▶ _Dataset extract_:
··········
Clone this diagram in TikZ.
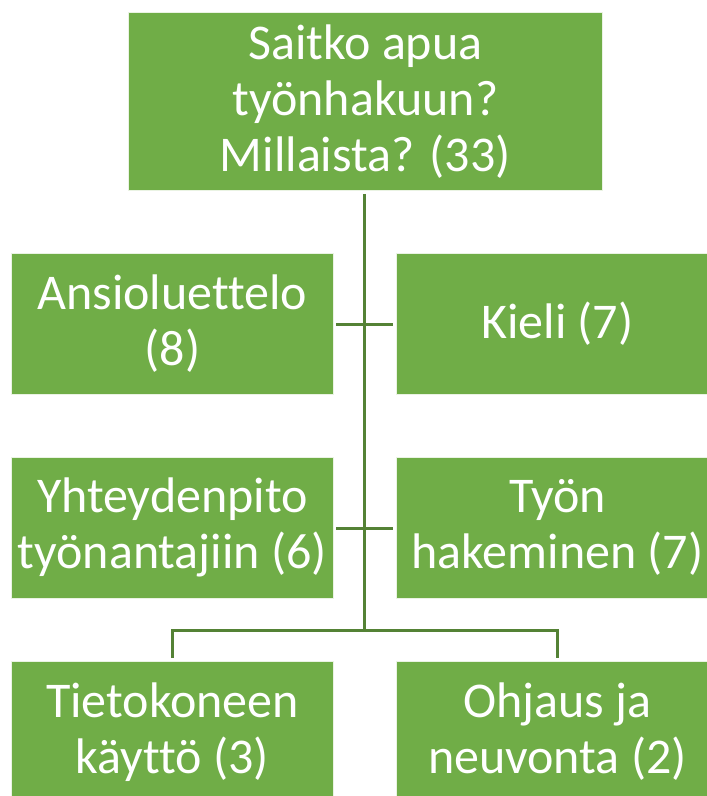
\documentclass[tikz,border=0pt]{standalone}
\usepackage{fontspec}
\setmainfont[Ligatures={NoCommon}]{Carlito}
\definecolor{boxgreen}{HTML}{70AD47}
\definecolor{linegreen}{HTML}{548235}
\begin{document}
\begin{tikzpicture}[x=1pt,y=-1pt,
  gbox/.style={draw=white!85!boxgreen, line width=0.8pt, fill=boxgreen, text=white,
    align=center, inner sep=0pt, font=\fontsize{50}{56}\selectfont, anchor=north west},
  conn/.style={draw=linegreen, line width=3pt}]
\clip (0,0) rectangle (707,796);
\fill[white] (0,0) rectangle (707,796);
\node[gbox, minimum width=474pt, minimum height=178pt] (top) at (128,12) {Saitko apua\\työnhakuun?\\Millaista? (33)};
\node[gbox, minimum width=322pt, minimum height=141pt] (ans) at (11,253) {Ansioluettelo\\(8)};
\node[gbox, minimum width=322pt, minimum height=141pt] (kie) at (396,253) {Kieli (7)};
\node[gbox, minimum width=322pt, minimum height=141pt] (yht) at (11,457) {Yhteydenpito\\työnantajiin (6)};
\node[gbox, minimum width=322pt, minimum height=141pt] (tyo) at (396,457) {Työn\\hakeminen (7)};
\node[gbox, minimum width=322pt, minimum height=141pt] (tie) at (11,661) {Tietokoneen\\käyttö (3)};
\node[gbox, minimum width=322pt, minimum height=141pt] (ohj) at (396,661) {Ohjaus ja\\neuvonta (2)};
\coordinate (bus) at (364,630);
\coordinate (busL) at (tie.north |- bus);
\coordinate (busR) at (ohj.north |- bus);
\coordinate (c1l) at (336,324);
\coordinate (c1r) at (393,324);
\coordinate (c2l) at (336,528);
\coordinate (c2r) at (393,528);
\draw[conn] ([yshift=-3pt]top.south -| bus) -- (bus);
\draw[conn] (c1l) -- (c1r);
\draw[conn] (c2l) -- (c2r);
\draw[conn, line cap=rect] (busL) -- (busR);
\draw[conn, shorten >=3pt] (busL) -- (tie.north);
\draw[conn, shorten >=3pt] (busR) -- (ohj.north);
\end{tikzpicture}
\end{document}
··········
▶ _Problem details_: Write out the material above again, word for word, minus its pictures.

▶ _Worked answer_:
Clone this diagram in TikZ.
\documentclass[tikz,border=0pt]{standalone}
\usepackage{fontspec}
\setmainfont[Ligatures={NoCommon}]{Carlito}
\definecolor{boxgreen}{HTML}{70AD47}
\definecolor{linegreen}{HTML}{548235}
\begin{document}
\begin{tikzpicture}[x=1pt,y=-1pt,
  gbox/.style={draw=white!85!boxgreen, line width=0.8pt, fill=boxgreen, text=white,
    align=center, inner sep=0pt, font=\fontsize{50}{56}\selectfont, anchor=north west},
  conn/.style={draw=linegreen, line width=3pt}]
\clip (0,0) rectangle (707,796);
\fill[white] (0,0) rectangle (707,796);
\node[gbox, minimum width=474pt, minimum height=178pt] (top) at (128,12) {Saitko apua\\työnhakuun?\\Millaista? (33)};
\node[gbox, minimum width=322pt, minimum height=141pt] (ans) at (11,253) {Ansioluettelo\\(8)};
\node[gbox, minimum width=322pt, minimum height=141pt] (kie) at (396,253) {Kieli (7)};
\node[gbox, minimum width=322pt, minimum height=141pt] (yht) at (11,457) {Yhteydenpito\\työnantajiin (6)};
\node[gbox, minimum width=322pt, minimum height=141pt] (tyo) at (396,457) {Työn\\hakeminen (7)};
\node[gbox, minimum width=322pt, minimum height=141pt] (tie) at (11,661) {Tietokoneen\\käyttö (3)};
\node[gbox, minimum width=322pt, minimum height=141pt] (ohj) at (396,661) {Ohjaus ja\\neuvonta (2)};
\coordinate (bus) at (364,630);
\coordinate (busL) at (tie.north |- bus);
\coordinate (busR) at (ohj.north |- bus);
\coordinate (c1l) at (336,324);
\coordinate (c1r) at (393,324);
\coordinate (c2l) at (336,528);
\coordinate (c2r) at (393,528);
\draw[conn] ([yshift=-3pt]top.south -| bus) -- (bus);
\draw[conn] (c1l) -- (c1r);
\draw[conn] (c2l) -- (c2r);
\draw[conn, line cap=rect] (busL) -- (busR);
\draw[conn, shorten >=3pt] (busL) -- (tie.north);
\draw[conn, shorten >=3pt] (busR) -- (ohj.north);
\end{tikzpicture}
\end{document}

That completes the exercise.